[Extracted data entries]
--- Start ---
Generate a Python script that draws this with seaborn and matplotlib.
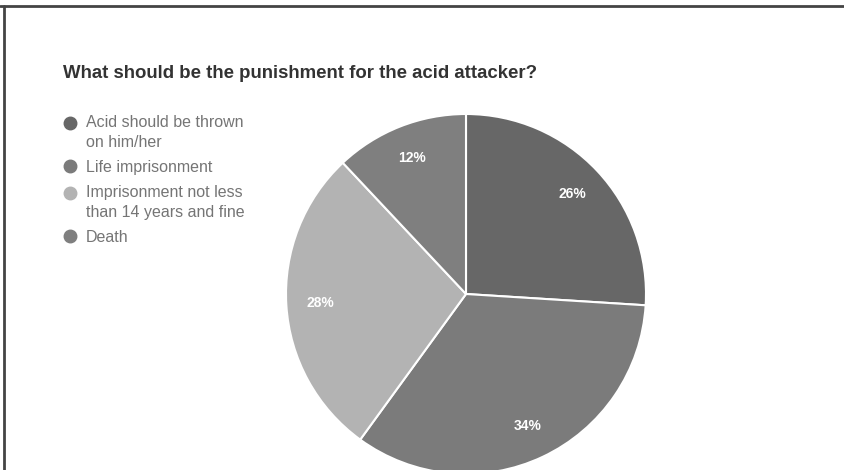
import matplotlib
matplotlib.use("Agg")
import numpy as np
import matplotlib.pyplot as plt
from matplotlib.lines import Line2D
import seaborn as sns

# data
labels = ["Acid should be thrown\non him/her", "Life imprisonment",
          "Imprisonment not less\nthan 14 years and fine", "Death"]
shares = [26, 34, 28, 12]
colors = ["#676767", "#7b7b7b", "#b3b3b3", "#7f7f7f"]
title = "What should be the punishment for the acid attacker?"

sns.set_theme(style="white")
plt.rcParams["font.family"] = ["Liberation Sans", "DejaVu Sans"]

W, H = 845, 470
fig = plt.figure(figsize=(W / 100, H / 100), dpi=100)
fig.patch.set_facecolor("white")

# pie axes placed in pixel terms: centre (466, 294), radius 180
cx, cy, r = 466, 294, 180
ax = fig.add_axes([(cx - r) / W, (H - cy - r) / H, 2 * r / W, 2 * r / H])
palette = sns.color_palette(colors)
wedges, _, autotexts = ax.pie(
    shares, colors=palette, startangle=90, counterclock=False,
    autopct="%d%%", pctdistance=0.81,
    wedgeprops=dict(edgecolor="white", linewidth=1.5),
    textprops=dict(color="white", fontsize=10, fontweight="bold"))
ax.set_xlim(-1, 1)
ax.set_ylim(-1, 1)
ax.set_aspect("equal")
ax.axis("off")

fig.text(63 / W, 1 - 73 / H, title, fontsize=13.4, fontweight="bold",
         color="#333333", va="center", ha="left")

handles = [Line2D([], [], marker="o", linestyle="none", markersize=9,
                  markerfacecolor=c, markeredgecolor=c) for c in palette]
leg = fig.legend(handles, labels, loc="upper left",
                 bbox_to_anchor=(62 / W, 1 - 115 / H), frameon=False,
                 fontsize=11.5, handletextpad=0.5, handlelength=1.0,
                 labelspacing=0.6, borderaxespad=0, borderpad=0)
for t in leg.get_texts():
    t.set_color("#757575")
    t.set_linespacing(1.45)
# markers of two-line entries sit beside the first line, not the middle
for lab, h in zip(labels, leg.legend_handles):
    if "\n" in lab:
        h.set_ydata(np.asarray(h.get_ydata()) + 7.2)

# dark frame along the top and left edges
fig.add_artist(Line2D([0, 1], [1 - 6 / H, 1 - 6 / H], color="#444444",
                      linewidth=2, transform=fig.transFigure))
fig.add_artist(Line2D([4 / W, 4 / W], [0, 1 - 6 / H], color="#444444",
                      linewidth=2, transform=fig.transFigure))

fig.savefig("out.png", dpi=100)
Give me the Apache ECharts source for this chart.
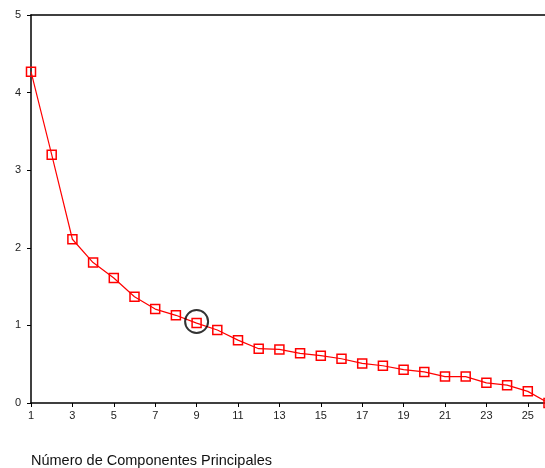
--- End ---
Any pictures should be dropped; transcribe the rest of the records above exactly.

_Result_
Generate a Python script that draws this with seaborn and matplotlib.
import matplotlib
matplotlib.use("Agg")
import numpy as np
import matplotlib.pyplot as plt
from matplotlib.lines import Line2D
import seaborn as sns

# data
labels = ["Acid should be thrown\non him/her", "Life imprisonment",
          "Imprisonment not less\nthan 14 years and fine", "Death"]
shares = [26, 34, 28, 12]
colors = ["#676767", "#7b7b7b", "#b3b3b3", "#7f7f7f"]
title = "What should be the punishment for the acid attacker?"

sns.set_theme(style="white")
plt.rcParams["font.family"] = ["Liberation Sans", "DejaVu Sans"]

W, H = 845, 470
fig = plt.figure(figsize=(W / 100, H / 100), dpi=100)
fig.patch.set_facecolor("white")

# pie axes placed in pixel terms: centre (466, 294), radius 180
cx, cy, r = 466, 294, 180
ax = fig.add_axes([(cx - r) / W, (H - cy - r) / H, 2 * r / W, 2 * r / H])
palette = sns.color_palette(colors)
wedges, _, autotexts = ax.pie(
    shares, colors=palette, startangle=90, counterclock=False,
    autopct="%d%%", pctdistance=0.81,
    wedgeprops=dict(edgecolor="white", linewidth=1.5),
    textprops=dict(color="white", fontsize=10, fontweight="bold"))
ax.set_xlim(-1, 1)
ax.set_ylim(-1, 1)
ax.set_aspect("equal")
ax.axis("off")

fig.text(63 / W, 1 - 73 / H, title, fontsize=13.4, fontweight="bold",
         color="#333333", va="center", ha="left")

handles = [Line2D([], [], marker="o", linestyle="none", markersize=9,
                  markerfacecolor=c, markeredgecolor=c) for c in palette]
leg = fig.legend(handles, labels, loc="upper left",
                 bbox_to_anchor=(62 / W, 1 - 115 / H), frameon=False,
                 fontsize=11.5, handletextpad=0.5, handlelength=1.0,
                 labelspacing=0.6, borderaxespad=0, borderpad=0)
for t in leg.get_texts():
    t.set_color("#757575")
    t.set_linespacing(1.45)
# markers of two-line entries sit beside the first line, not the middle
for lab, h in zip(labels, leg.legend_handles):
    if "\n" in lab:
        h.set_ydata(np.asarray(h.get_ydata()) + 7.2)

# dark frame along the top and left edges
fig.add_artist(Line2D([0, 1], [1 - 6 / H, 1 - 6 / H], color="#444444",
                      linewidth=2, transform=fig.transFigure))
fig.add_artist(Line2D([4 / W, 4 / W], [0, 1 - 6 / H], color="#444444",
                      linewidth=2, transform=fig.transFigure))

fig.savefig("out.png", dpi=100)
Give me the Apache ECharts source for this chart.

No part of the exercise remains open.